Although Maersk commissioned a new report in 2017, it has provided little information about its results. According to one press release put out by the company, most of the examined 18 substances stayed below critical levels – except for oil residues, metals and TBT (a now banned substance that was used in anti-fouling paints in the past). Maersk added that all of its own vessels are now TBT-free though it remained mute on the ecological impact of the new paints currently being used.
Neither of the reports commissioned by Maersk addressed what one of Bhavnagar’s best journalists has called “the major environmental pollution in this industry.” That’s no exaggeration, Pradeep Shukla insists. “The electricity cables that are taken out of the vessels are sold for about 40 rupees per kilo,” he tells me. “Informal sellers then take them out to a field and burn off the coating, so that they can resell pure copper – for 400 rupee per kilo.” He shows me footage he took in a wasteland before he was chased away by copper sellers; it shows black smoke wafting up from fires. In fact, the cold re-rolling of steel – including the oft toxic paint – represents a less visible but much bigger source of air pollution. That industry also operates on a much bigger scale than that of the burning of electricity cables by locals, no matter how hazardous that is.
A group of scientists from Norway, Bangladesh and China conducted a thorough study of air pollution in Chittagong’s beaches in 2015 that produced worrying results. They found elevated human health risks that were directly related to the practice of shipbreaking. Since scrapping procedures in Chittagong, Alang and Gadani are largely the same, researchers would probably come up with similar results in Alang-Sosiya, if they were allowed to perform independent research there.
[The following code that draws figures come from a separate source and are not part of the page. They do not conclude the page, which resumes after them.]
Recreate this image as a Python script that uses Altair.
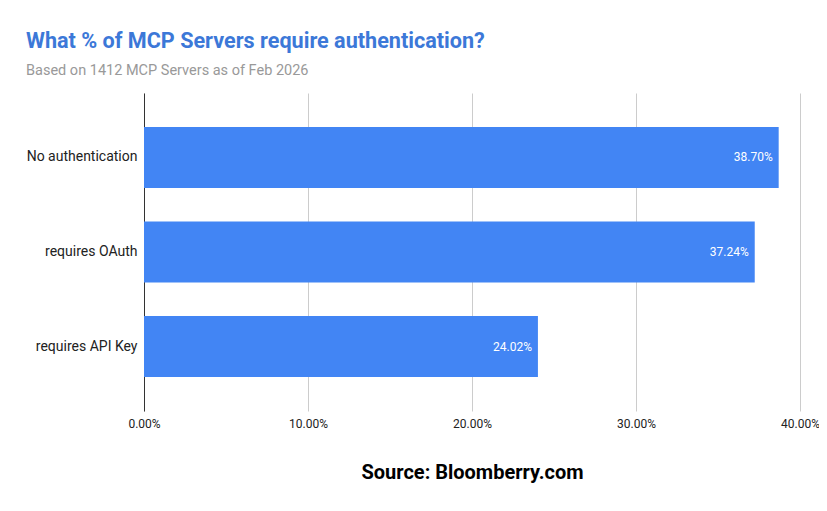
import altair as alt
import pandas as pd

categories = ["No authentication", "requires OAuth", "requires API Key"]
values = [38.70, 37.24, 24.02]
labels = ["38.70%", "37.24%", "24.02%"]

df = pd.DataFrame({"cat": categories, "val": values, "lab": labels})

base = alt.Chart(df).encode(
    y=alt.Y("cat:N", sort=categories, title=None,
            scale=alt.Scale(paddingInner=0.355, paddingOuter=0.36),
            axis=alt.Axis(labelFontSize=14, labelColor="#222222", labelFont="Roboto",
                          ticks=False, domainColor="#333333", labelPadding=7, grid=False)),
)

bars = base.mark_bar(color="#4285F4").encode(
    x=alt.X("val:Q", title="Source: Bloomberry.com",
            scale=alt.Scale(domain=[0, 40], nice=False),
            axis=alt.Axis(values=[0, 10, 20, 30, 40], labelExpr="format(datum.value, '.2f') + '%'",
                          labelFontSize=12, labelColor="#222222", labelFont="Roboto",
                          labelFlush=False, labelOverlap=False,
                          ticks=False, domain=False, gridColor="#cccccc", labelPadding=7,
                          titleFont="Roboto", titleFontSize=20, titleFontWeight="bold",
                          titleColor="#000000", titlePadding=33))
)

text = base.mark_text(align="right", dx=-6, color="white", fontSize=12, font="Roboto").encode(
    x="val:Q", text="lab:N"
)

chart = (bars + text).properties(
    width=656, height=318,
    background="white",
    title=alt.TitleParams(
        "What % of MCP Servers require authentication?",
        subtitle="Based on 1412 MCP Servers as of Feb 2026",
        anchor="start", frame="group", dx=-118, offset=16,
        font="Roboto", fontSize=21.6, fontWeight="bold", color="#3C78D8",
        subtitleFont="Roboto", subtitleFontSize=14.5, subtitleColor="#999999", subtitlePadding=11,
    ),
    autosize=alt.AutoSizeParams(type="none"),
    padding={"left": 136, "top": 85, "right": 19, "bottom": 92},
).configure_view(strokeWidth=0, stroke="transparent")

chart.save("out.html", embed_options={"renderer": "svg", "actions": False})
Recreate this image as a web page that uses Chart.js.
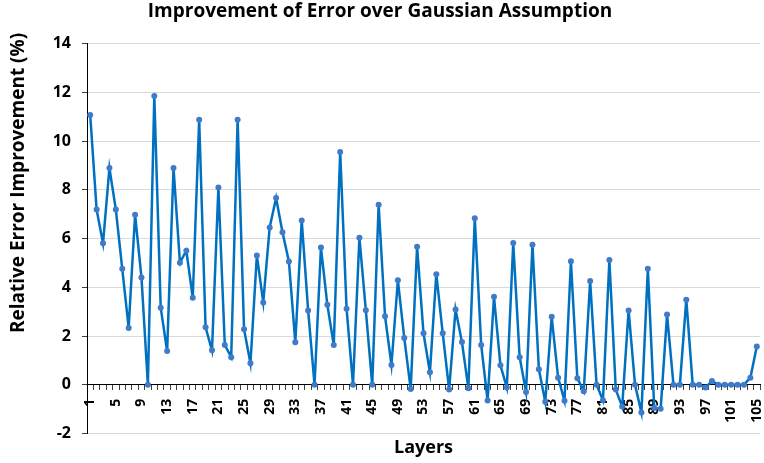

In Mumbai, Dr Geetanjoy warns that the limited environmental progress nonetheless isn’t solely the result of lack of research and a sense of personal responsibility. “It is the utter lack of vision at the level of government, both central and state,” he stresses. “That is unacceptable, since shipbreaking yards do pay taxes and the GMB does have the responsibility to enforce labour and environmental rules. The government could simply decree that anyone breaking environmental laws or regulations will lose his permit to function as a shipbreaking company. It is a simple but I’m sure very effective measure to take,” Dr Geetanjoy says.
The problem is that his recommendations to lawmakers haven’t been heeded in the places where local policies are made. The government’ deafness to environmental concerns is illustrated by the fact that India is capable of building suitable, shipbreaking facilities away from beaches. Built and opened in 1999, the Pipapav yard was constructed to offer an alternative to the polluting yard practices in Alang. Although the yard is located just 100km from Alang, the ships never came.
Some industry actors, however, are taking responsibility. The Norwegian Oil Pension Fund for instance divested from four shipping companies due to their beaching practices in January of this year. “One particular problem with beaching is that shipbreaking takes place when the vessels are standing in mud and sand. As a result, the pollution leaches into the ground and is washed out with the tides,” the company said in a report.
“Even if arrangements were put in place at the beaching sites for the treatment of asbestos and PCBs, for example, the fundamental problem of containing and collecting the pollution would be impossible to resolve. There are better ways of dismantling ships that are readily available to the ship owner, but these are more expensive.” While lawmakers and the shipping industry may readily ignore a professor in Mumbai, it must be harder not to hear the voice of the world’s largest private investor.